Leone, a veteran himself, said taking care of those with whom he can identify so intimately in both plight and adjustment to returning home is his highest priority.
"We can never do enough for veterans," Leone said. "There's always going to be a great need. They;ve already done so much through their service to our country, it's only right when they come home that we do the same for them and provide the services they so desperately need."
Leone, a Democrat, introduced House Minority Leader Larry Cafero, a Republican and thanked all parties involved for recognizing that, when it comes to veterans, everyone is on the same page. Cafero backed that message up.
"There's one thing certainly, in Hartford, that brings us all together," Cafero said. "We don't care about parties, we don't care about what chamber you're from and we don't care about what branch of government you're from. When it comes to issues with regards to veterans we all come together.

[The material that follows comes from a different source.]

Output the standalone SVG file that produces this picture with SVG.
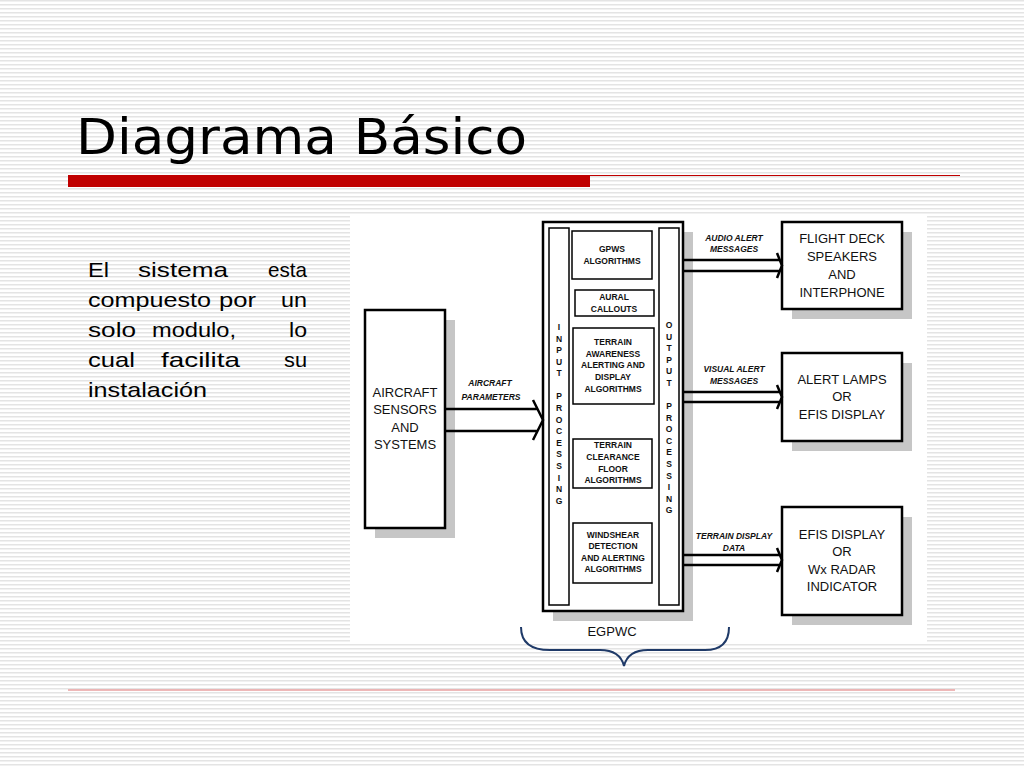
<svg xmlns="http://www.w3.org/2000/svg" width="1024" height="768" viewBox="0 0 1024 768">
<defs>
<pattern id="stripes" width="8" height="4" patternUnits="userSpaceOnUse"><rect width="8" height="4" fill="#ffffff"/><rect width="8" height="1.5" fill="#e4e4e4"/></pattern>
</defs>
<style>
.b{fill:#fff;stroke:#000;stroke-width:2.5}
.t{fill:#fff;stroke:#000;stroke-width:1.5}
.sh{fill:#c6c6c6}
.big{font-family:"Liberation Sans",Arial,sans-serif;font-size:13px;text-anchor:middle;fill:#111}
.sm{font-family:"Liberation Sans",Arial,sans-serif;font-size:8.5px;font-weight:bold;text-anchor:middle;fill:#111}
.it{font-family:"Liberation Sans",Arial,sans-serif;font-size:8.5px;font-weight:bold;font-style:italic;text-anchor:middle;fill:#111}
.p{font-family:"Liberation Sans",Arial,sans-serif;font-size:21px;fill:#000}
.ln{fill:none;stroke:#000;stroke-width:2.5}
</style>
<rect width="1024" height="768" fill="url(#stripes)"/>
<text x="76" y="154" font-family="'DejaVu Sans',sans-serif" font-size="50" textLength="451" lengthAdjust="spacingAndGlyphs" fill="#000">Diagrama Básico</text>
<rect x="68" y="175" width="522" height="12" fill="#c00000"/>
<line x1="590" y1="175.5" x2="960" y2="175.5" stroke="#c00000" stroke-width="1"/>
<line x1="68" y1="690" x2="955" y2="690" stroke="#e8a0a0" stroke-width="1.5"/>
<g class="p">
<text x="88" y="277" textLength="21" lengthAdjust="spacingAndGlyphs">El</text><text x="138" y="277" textLength="90" lengthAdjust="spacingAndGlyphs">sistema</text><text x="268" y="277" textLength="39" lengthAdjust="spacingAndGlyphs">esta</text>
<text x="88" y="307" textLength="123" lengthAdjust="spacingAndGlyphs">compuesto</text><text x="219" y="307" textLength="37" lengthAdjust="spacingAndGlyphs">por</text><text x="281" y="307" textLength="26" lengthAdjust="spacingAndGlyphs">un</text>
<text x="88" y="337" textLength="48" lengthAdjust="spacingAndGlyphs">solo</text><text x="152" y="337" textLength="84" lengthAdjust="spacingAndGlyphs">modulo,</text><text x="289" y="337" textLength="18" lengthAdjust="spacingAndGlyphs">lo</text>
<text x="88" y="367" textLength="47" lengthAdjust="spacingAndGlyphs">cual</text><text x="161" y="367" textLength="79" lengthAdjust="spacingAndGlyphs">facilita</text><text x="284" y="367" textLength="23" lengthAdjust="spacingAndGlyphs">su</text>
<text x="88" y="397" textLength="119" lengthAdjust="spacingAndGlyphs">instalación</text>
</g>
<rect x="350" y="214" width="577" height="430" fill="#fff"/>
<g id="aircraft"><rect class="sh" x="375" y="320" width="80" height="218"/><rect class="b" x="365" y="310" width="80" height="218"/>
<text class="big" x="405" y="397">AIRCRAFT</text><text class="big" x="405" y="414">SENSORS</text><text class="big" x="405" y="432">AND</text><text class="big" x="405" y="449">SYSTEMS</text></g>
<g id="egpwc"><rect class="sh" x="553" y="232" width="140" height="389"/><rect class="b" x="543" y="222" width="140" height="389"/>
<rect class="t" x="549" y="228" width="20" height="377"/><rect class="t" x="659" y="228" width="20" height="377"/>
<text class="sm"><tspan x="559" y="330">I</tspan><tspan x="559" dy="11.6">N</tspan><tspan x="559" dy="11.6">P</tspan><tspan x="559" dy="11.6">U</tspan><tspan x="559" dy="11.6">T</tspan><tspan x="559" dy="23">P</tspan><tspan x="559" dy="11.6">R</tspan><tspan x="559" dy="11.6">O</tspan><tspan x="559" dy="11.6">C</tspan><tspan x="559" dy="11.6">E</tspan><tspan x="559" dy="11.6">S</tspan><tspan x="559" dy="11.6">S</tspan><tspan x="559" dy="11.6">I</tspan><tspan x="559" dy="11.6">N</tspan><tspan x="559" dy="11.6">G</tspan></text>
<text class="sm"><tspan x="669" y="328">O</tspan><tspan x="669" dy="11.6">U</tspan><tspan x="669" dy="11.6">T</tspan><tspan x="669" dy="11.6">P</tspan><tspan x="669" dy="11.6">U</tspan><tspan x="669" dy="11.6">T</tspan><tspan x="669" dy="23">P</tspan><tspan x="669" dy="11.6">R</tspan><tspan x="669" dy="11.6">O</tspan><tspan x="669" dy="11.6">C</tspan><tspan x="669" dy="11.6">E</tspan><tspan x="669" dy="11.6">S</tspan><tspan x="669" dy="11.6">S</tspan><tspan x="669" dy="11.6">I</tspan><tspan x="669" dy="11.6">N</tspan><tspan x="669" dy="11.6">G</tspan></text>
</g>
<g id="gpws"><rect class="t" x="572" y="231" width="80" height="48"/><text class="sm" x="612" y="252">GPWS</text><text class="sm" x="612" y="264">ALGORITHMS</text></g>
<g id="aural"><rect class="t" x="575" y="290" width="79" height="26"/><text class="sm" x="614" y="300">AURAL</text><text class="sm" x="614" y="312">CALLOUTS</text></g>
<g id="taad"><rect class="t" x="573" y="328" width="81" height="76"/><text class="sm" x="613" y="345">TERRAIN</text><text class="sm" x="613" y="357">AWARENESS</text><text class="sm" x="613" y="368">ALERTING AND</text><text class="sm" x="613" y="380">DISPLAY</text><text class="sm" x="613" y="392">ALGORITHMS</text></g>
<g id="tcf"><rect class="t" x="573" y="439" width="79" height="49"/><text class="sm" x="613" y="448">TERRAIN</text><text class="sm" x="613" y="460">CLEARANCE</text><text class="sm" x="613" y="472">FLOOR</text><text class="sm" x="613" y="483">ALGORITHMS</text></g>
<g id="wind"><rect class="t" x="573" y="523" width="79" height="60"/><text class="sm" x="613" y="538">WINDSHEAR</text><text class="sm" x="613" y="549">DETECTION</text><text class="sm" x="613" y="561">AND ALERTING</text><text class="sm" x="613" y="572">ALGORITHMS</text></g>
<g id="flight"><rect class="sh" x="792" y="232" width="120" height="87"/><rect class="b" x="782" y="222" width="120" height="87"/>
<text class="big" x="842" y="243">FLIGHT DECK</text><text class="big" x="842" y="261">SPEAKERS</text><text class="big" x="842" y="279">AND</text><text class="big" x="842" y="297">INTERPHONE</text></g>
<g id="lamps"><rect class="sh" x="792" y="363" width="120" height="88"/><rect class="b" x="782" y="353" width="120" height="88"/>
<text class="big" x="842" y="384">ALERT LAMPS</text><text class="big" x="842" y="401">OR</text><text class="big" x="842" y="419">EFIS DISPLAY</text></g>
<g id="efis"><rect class="sh" x="792" y="517" width="120" height="108"/><rect class="b" x="782" y="507" width="120" height="108"/>
<text class="big" x="842" y="539">EFIS DISPLAY</text><text class="big" x="842" y="556">OR</text><text class="big" x="842" y="574">Wx RADAR</text><text class="big" x="842" y="591">INDICATOR</text></g>
<g id="connectors">
<path class="ln" d="M445 409H538M445 431H538M533 400L543 420L533 440"/>
<text class="it" x="490" y="386">AIRCRAFT</text><text class="it" x="491" y="400">PARAMETERS</text>
<path class="ln" d="M683 260H779M683 271H779M777 253L782 265.5L777 278" stroke-width="2"/>
<text class="it" x="734" y="241">AUDIO  ALERT</text><text class="it" x="734" y="252">MESSAGES</text>
<path class="ln" d="M683 392H779M683 402H779M777 385L782 397L777 409" stroke-width="2"/>
<text class="it" x="734" y="372">VISUAL  ALERT</text><text class="it" x="734" y="384">MESSAGES</text>
<path class="ln" d="M683 555H779M683 565H779M777 548L782 560L777 572" stroke-width="2"/>
<text class="it" x="734" y="539">TERRAIN DISPLAY</text><text class="it" x="734" y="551">DATA</text>
<text class="big" x="612" y="636" font-size="14">EGPWC</text>
<path d="M521 627Q521 650 550 650H600Q620 650 624 666Q628 650 648 650H705Q729 650 729 627" fill="none" stroke="#1f3a68" stroke-width="2"/>
</g>
</svg>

"There's a lot of reasons to be disillusioned with what goes on in government, but when it comes to veterans, I think it's something we can all stand and be proud of because we are all on your side."
Mayor Richard Moccia, also a veteran, said there wasn't much additional he could add and, in fact, just wanted to thank the state officials for their participation and constant work to pass legislation that continues to assist the veterans of Connecticut.
"I stand here just to thank the delegation for doing this," the mayor said. "I just extend my thanks to our non-partisan delegation. I can tell you that these efforts on a state level put Connecticut at the forefront of assisting veterans."
The American Legion Post Commander Buddy Scudder also took the opportunity to thank the officials doing everything they can for the veterans of Connecticut.
"As a veteran, I am privileged to live in a state and a town that understands the value of supporting our troops, and honoring our veterans,” said Scudder.